La prima. Oggi vale centinaia di euro la figurina di Bruno Bolchi, milanese classe 1940. Non perché entusiasmasse in campo (vinse ma non fu un fuoriclasse), quanto perché leggenda vuole che sia stata la sua la prima figurina stampata, nell’autunno del 1961. Era capitano dell’Inter e per qualche strana ragione i fratelli Panini di Modena scelsero di partire da lui per una raccolta che avrebbe rivoluzionato per sempre il mondo del collezionismo e la vita dei ragazzi.
Pier Luigi Pizzaballa e gli altri anonimi indimenticati. La vera leggenda del “celo celo manca” è però nata intorno a loro: gli introvabili degli anni Sessanta e Settanta. Su tutti, il nome più noto è quello di Pier Luigi Pizzaballa, ovvero la figurina numero 1 della stagione 1963/64 e di qualche annata successiva, perché portiere dell’Atalanta, prima squadra in ordine alfabetico. Era difficile da trovare e, soprattutto, non averlo significava non avere il volto che apriva la raccolta: ecco perché qualcuno gridò allo scandalo, accusando la Panini di averne stampata in minore quantità. La risposta? La stessa ancora oggi: “Stampiamo in egual numero tutte le figurine”. È tutt’ora un mistero affascinante.
La coccoina. È domanda da quiz televisivo: “che cos’è la coccoina?”. Nulla a che vedere con la droga, nonostante l’assonanza. La coccoina è una pasta bianca, a base di fecola di patate ed acqua, prodotta da una ditta di Voghera e resa celebre proprio perché era utilizzata (fino al 1971/72) per incollare le figurine, che al tempo non avevano ancora la velina adesiva che le ha poi rese uniche.
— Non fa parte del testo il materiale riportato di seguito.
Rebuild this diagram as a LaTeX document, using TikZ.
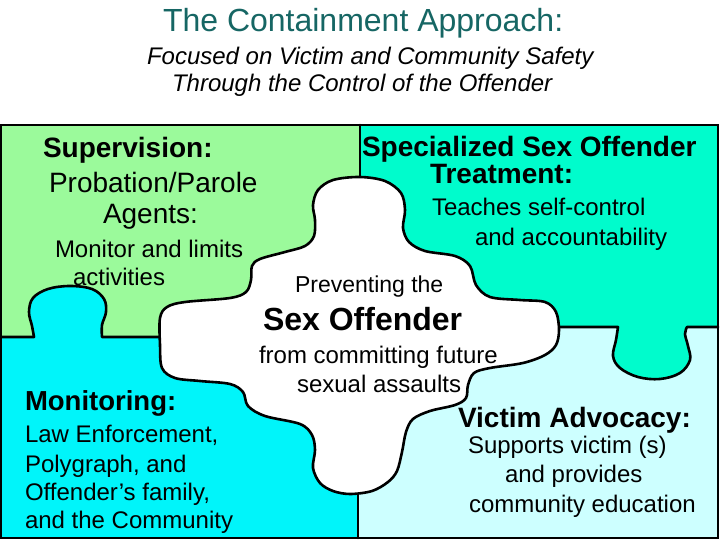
\documentclass[tikz,border=0pt]{standalone}
\usepackage{fontspec}
\setmainfont{Liberation Sans}
\definecolor{titlecol}{RGB}{22,102,100}
\definecolor{greenc}{RGB}{155,250,155}
\definecolor{tealc}{RGB}{0,252,204}
\definecolor{cyanc}{RGB}{0,245,250}
\definecolor{lcyanc}{RGB}{205,255,255}
\newcommand{\fsz}[1]{\fontsize{#1}{#1}\selectfont}
\begin{document}
\begin{tikzpicture}[x=1pt,y=-1pt,
  txt/.style={anchor=base west, inner sep=0pt, outer sep=0pt, font=\fsz{24}},
  head/.style={txt, font=\fsz{28}\bfseries},
  edge/.style={line width=2.6pt, line join=round, line cap=round}]
\useasboundingbox (0,0) rectangle (720,540);
% quadrant fills
\fill[greenc] (1,125) rectangle (360,337);
\fill[tealc] (360,125) rectangle (718,327);
\fill[cyanc] (1,337) rectangle (358,538);
\fill[lcyanc] (358,327) rectangle (718,538);
% tabs
\fill[cyanc] plot[smooth, tension=0.6] coordinates {(34,338) (32,326) (29,312) (33,298) (48,289) (70,286) (92,289) (104,299) (106,312) (102,325) (102,338)} -- cycle;
\fill[tealc] plot[smooth, tension=0.6] coordinates {(618,326) (616,340) (613,356) (620,368) (638,377) (660,379) (680,373) (690,360) (688,346) (685,334) (687,326)} -- cycle;
% dividing lines
\coordinate (lA) at (1,337);
\coordinate (lB) at (175,337);
\coordinate (rA) at (545,327);
\coordinate (rB) at (718,327);
\coordinate (tA) at (360,125);
\coordinate (tB) at (360,190);
\coordinate (bA) at (358,480);
\coordinate (bB) at (358,538);
\draw[edge] (lA) -- plot[smooth, tension=0.6] coordinates {(34,337) (32,326) (29,312) (33,298) (48,289) (70,286) (92,289) (104,299) (106,312) (102,325) (102,337)} -- (lB);
\draw[edge] (rA) -- plot[smooth, tension=0.6] coordinates {(618,327) (616,340) (613,356) (620,368) (638,377) (660,379) (680,373) (690,360) (688,346) (685,334) (687,327)} -- (rB);
\draw[edge] (tA) -- (tB);
\draw[edge] (bA) -- (bB);
% frame
\draw[line width=2.6pt] (1,125) rectangle (718,538);
% central blob
\draw[edge, fill=white] plot[smooth cycle, tension=0.55] coordinates {
 (360,177) (385,181) (401,193) (405,210) (403,228) (409,242) (425,251) (455,256)
 (470,266) (476,285) (490,297) (520,300) (545,302) (556,312) (559,330) (556,345)
 (545,355) (523,363) (490,368) (474,373) (468,385) (466,398) (455,405) (430,411)
 (413,419) (406,432) (402,452) (397,471) (388,482) (372,491) (350,494) (333,491)
 (320,483) (313,468) (315,450) (312,435) (300,424) (265,416) (248,406) (243,392)
 (230,384) (200,381) (175,378) (162,368) (160,345) (160,318) (167,307) (185,302)
 (230,298) (246,292) (251,280) (252,266) (260,259) (285,252) (305,246) (314,236)
 (315,220) (313,205) (318,190) (333,180)};
% title
\node[txt, font=\fsz{32}, text=titlecol] (title) at (163,32) {The Containment Approach:};
\node[txt, font=\fsz{24}\itshape] (sub1) at (147,65) {Focused on Victim and Community Safety};
\node[txt, font=\fsz{24}\itshape] (sub2) at (172,92) {Through the Control of the Offender};
% supervision
\node[head] (sup) at (43,158) {Supervision:};
\node[txt, font=\fsz{28}] (sup1) at (49,193) {Probation/Parole};
\node[txt, font=\fsz{28}] (sup2) at (103,224) {Agents:};
\node[txt] (sup3) at (55,257) {Monitor and limits};
\node[txt] (sup4) at (73,285) {activities};
% treatment
\node[head] (trt) at (362,157) {Specialized Sex Offender};
\node[head] (trt1) at (430,183.5) {Treatment:};
\node[txt] (trt2) at (432,215) {Teaches self-control};
\node[txt] (trt3) at (475,245) {and accountability};
% center
\node[txt, font=\fsz{23}] (c1) at (295,292) {Preventing the};
\node[txt, font=\fsz{32}\bfseries] (c2) at (263,330) {Sex Offender};
\node[txt] (c3) at (259,363) {from committing future};
\node[txt] (c4) at (297,392) {sexual assaults};
% monitoring
\node[head, font=\fsz{27.5}\bfseries] (mon) at (25,410) {Monitoring:};
\node[txt] (mon1) at (25,442) {Law Enforcement,};
\node[txt] (mon2) at (25,472) {Polygraph, and};
\node[txt] (mon3) at (25,500) {Offender’s family,};
\node[txt] (mon4) at (25,528) {and the Community};
% victim advocacy
\node[head] (vic) at (458,427) {Victim Advocacy:};
\node[txt] (vic1) at (468,453) {Supports victim (s)};
\node[txt] (vic2) at (505,482) {and provides};
\node[txt] (vic3) at (469,512) {community education};
\end{tikzpicture}
\end{document}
La più cara. Infine, la più cara. Ci sono tante ragioni perché una figurina risulti più preziosa di altre: la rarità, un errore a cui è legata oppure, per le più recenti, l’assenza nel magazzino Panini (è il caso, ad esempio, della figurina di Del Piero numero 166 del 2003/04, esaurita!). Ma la più cara in assoluto… riguarda il baseball! È quella di Honus Wagner, giocatore di Pittsburgh a inizio Ventesimo secolo. La sua figurina, prodotta sui pacchetti di sigarette nel 1909 è letteralmente introvabile, perché il giocatore stesso ne bloccò le riproduzioni: non voleva che il suo volto inducesse i ragazzini a fumare!
Numero di esemplari integri oggi? 57.
Valore commerciale? Tenetevi forte… 3 milioni di dollari!